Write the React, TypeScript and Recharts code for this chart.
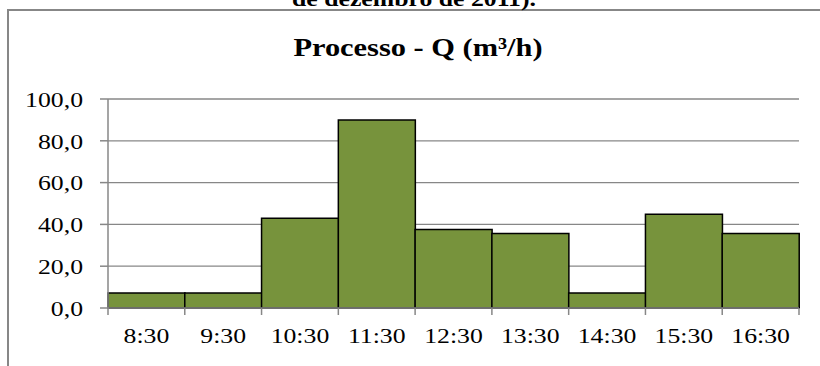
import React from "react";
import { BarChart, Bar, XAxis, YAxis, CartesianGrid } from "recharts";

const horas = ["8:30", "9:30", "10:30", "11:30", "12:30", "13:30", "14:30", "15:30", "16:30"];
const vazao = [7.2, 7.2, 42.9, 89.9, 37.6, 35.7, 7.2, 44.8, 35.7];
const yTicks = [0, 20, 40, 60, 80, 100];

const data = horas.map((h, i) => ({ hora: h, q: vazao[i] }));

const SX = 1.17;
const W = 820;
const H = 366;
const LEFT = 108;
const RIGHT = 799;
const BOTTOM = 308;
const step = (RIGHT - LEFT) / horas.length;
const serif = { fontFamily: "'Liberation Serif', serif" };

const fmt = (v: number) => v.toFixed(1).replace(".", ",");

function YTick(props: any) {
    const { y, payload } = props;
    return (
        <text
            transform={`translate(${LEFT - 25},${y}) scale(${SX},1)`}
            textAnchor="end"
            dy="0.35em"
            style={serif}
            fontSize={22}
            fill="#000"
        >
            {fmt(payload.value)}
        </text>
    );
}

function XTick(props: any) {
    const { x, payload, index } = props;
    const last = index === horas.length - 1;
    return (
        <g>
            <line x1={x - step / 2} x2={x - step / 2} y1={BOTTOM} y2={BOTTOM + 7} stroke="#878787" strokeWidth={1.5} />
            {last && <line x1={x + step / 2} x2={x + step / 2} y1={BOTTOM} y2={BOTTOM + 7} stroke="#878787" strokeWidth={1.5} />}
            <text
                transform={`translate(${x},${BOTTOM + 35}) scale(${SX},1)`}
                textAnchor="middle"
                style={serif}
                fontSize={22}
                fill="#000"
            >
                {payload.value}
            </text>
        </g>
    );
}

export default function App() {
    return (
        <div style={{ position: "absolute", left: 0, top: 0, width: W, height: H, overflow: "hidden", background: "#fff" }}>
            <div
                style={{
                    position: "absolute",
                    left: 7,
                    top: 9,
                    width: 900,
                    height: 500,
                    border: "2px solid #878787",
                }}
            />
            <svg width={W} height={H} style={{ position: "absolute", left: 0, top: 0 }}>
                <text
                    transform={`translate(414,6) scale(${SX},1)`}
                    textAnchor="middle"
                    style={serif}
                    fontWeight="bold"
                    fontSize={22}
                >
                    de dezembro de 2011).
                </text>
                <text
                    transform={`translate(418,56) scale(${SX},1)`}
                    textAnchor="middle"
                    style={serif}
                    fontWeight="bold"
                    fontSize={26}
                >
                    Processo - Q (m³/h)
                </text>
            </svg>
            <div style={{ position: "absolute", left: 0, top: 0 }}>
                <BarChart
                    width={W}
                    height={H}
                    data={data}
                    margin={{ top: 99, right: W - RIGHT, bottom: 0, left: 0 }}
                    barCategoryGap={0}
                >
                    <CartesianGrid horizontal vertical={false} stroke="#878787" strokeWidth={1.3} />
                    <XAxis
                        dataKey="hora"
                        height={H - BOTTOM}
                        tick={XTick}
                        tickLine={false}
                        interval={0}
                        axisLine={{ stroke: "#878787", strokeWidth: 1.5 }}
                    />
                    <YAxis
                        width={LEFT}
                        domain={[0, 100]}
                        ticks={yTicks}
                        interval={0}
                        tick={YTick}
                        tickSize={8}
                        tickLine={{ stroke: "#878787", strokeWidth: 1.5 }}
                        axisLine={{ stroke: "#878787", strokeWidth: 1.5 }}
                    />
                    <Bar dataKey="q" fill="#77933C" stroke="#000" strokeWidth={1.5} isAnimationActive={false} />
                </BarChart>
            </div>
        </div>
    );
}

-------------------------

• [Exercise description]
Exclude the pictures, and transcribe all of the material exactly.

• [Written reply]
Write the React, TypeScript and Recharts code for this chart.
import React from "react";
import { BarChart, Bar, XAxis, YAxis, CartesianGrid } from "recharts";

const horas = ["8:30", "9:30", "10:30", "11:30", "12:30", "13:30", "14:30", "15:30", "16:30"];
const vazao = [7.2, 7.2, 42.9, 89.9, 37.6, 35.7, 7.2, 44.8, 35.7];
const yTicks = [0, 20, 40, 60, 80, 100];

const data = horas.map((h, i) => ({ hora: h, q: vazao[i] }));

const SX = 1.17;
const W = 820;
const H = 366;
const LEFT = 108;
const RIGHT = 799;
const BOTTOM = 308;
const step = (RIGHT - LEFT) / horas.length;
const serif = { fontFamily: "'Liberation Serif', serif" };

const fmt = (v: number) => v.toFixed(1).replace(".", ",");

function YTick(props: any) {
    const { y, payload } = props;
    return (
        <text
            transform={`translate(${LEFT - 25},${y}) scale(${SX},1)`}
            textAnchor="end"
            dy="0.35em"
            style={serif}
            fontSize={22}
            fill="#000"
        >
            {fmt(payload.value)}
        </text>
    );
}

function XTick(props: any) {
    const { x, payload, index } = props;
    const last = index === horas.length - 1;
    return (
        <g>
            <line x1={x - step / 2} x2={x - step / 2} y1={BOTTOM} y2={BOTTOM + 7} stroke="#878787" strokeWidth={1.5} />
            {last && <line x1={x + step / 2} x2={x + step / 2} y1={BOTTOM} y2={BOTTOM + 7} stroke="#878787" strokeWidth={1.5} />}
            <text
                transform={`translate(${x},${BOTTOM + 35}) scale(${SX},1)`}
                textAnchor="middle"
                style={serif}
                fontSize={22}
                fill="#000"
            >
                {payload.value}
            </text>
        </g>
    );
}

export default function App() {
    return (
        <div style={{ position: "absolute", left: 0, top: 0, width: W, height: H, overflow: "hidden", background: "#fff" }}>
            <div
                style={{
                    position: "absolute",
                    left: 7,
                    top: 9,
                    width: 900,
                    height: 500,
                    border: "2px solid #878787",
                }}
            />
            <svg width={W} height={H} style={{ position: "absolute", left: 0, top: 0 }}>
                <text
                    transform={`translate(414,6) scale(${SX},1)`}
                    textAnchor="middle"
                    style={serif}
                    fontWeight="bold"
                    fontSize={22}
                >
                    de dezembro de 2011).
                </text>
                <text
                    transform={`translate(418,56) scale(${SX},1)`}
                    textAnchor="middle"
                    style={serif}
                    fontWeight="bold"
                    fontSize={26}
                >
                    Processo - Q (m³/h)
                </text>
            </svg>
            <div style={{ position: "absolute", left: 0, top: 0 }}>
                <BarChart
                    width={W}
                    height={H}
                    data={data}
                    margin={{ top: 99, right: W - RIGHT, bottom: 0, left: 0 }}
                    barCategoryGap={0}
                >
                    <CartesianGrid horizontal vertical={false} stroke="#878787" strokeWidth={1.3} />
                    <XAxis
                        dataKey="hora"
                        height={H - BOTTOM}
                        tick={XTick}
                        tickLine={false}
                        interval={0}
                        axisLine={{ stroke: "#878787", strokeWidth: 1.5 }}
                    />
                    <YAxis
                        width={LEFT}
                        domain={[0, 100]}
                        ticks={yTicks}
                        interval={0}
                        tick={YTick}
                        tickSize={8}
                        tickLine={{ stroke: "#878787", strokeWidth: 1.5 }}
                        axisLine={{ stroke: "#878787", strokeWidth: 1.5 }}
                    />
                    <Bar dataKey="q" fill="#77933C" stroke="#000" strokeWidth={1.5} isAnimationActive={false} />
                </BarChart>
            </div>
        </div>
    );
}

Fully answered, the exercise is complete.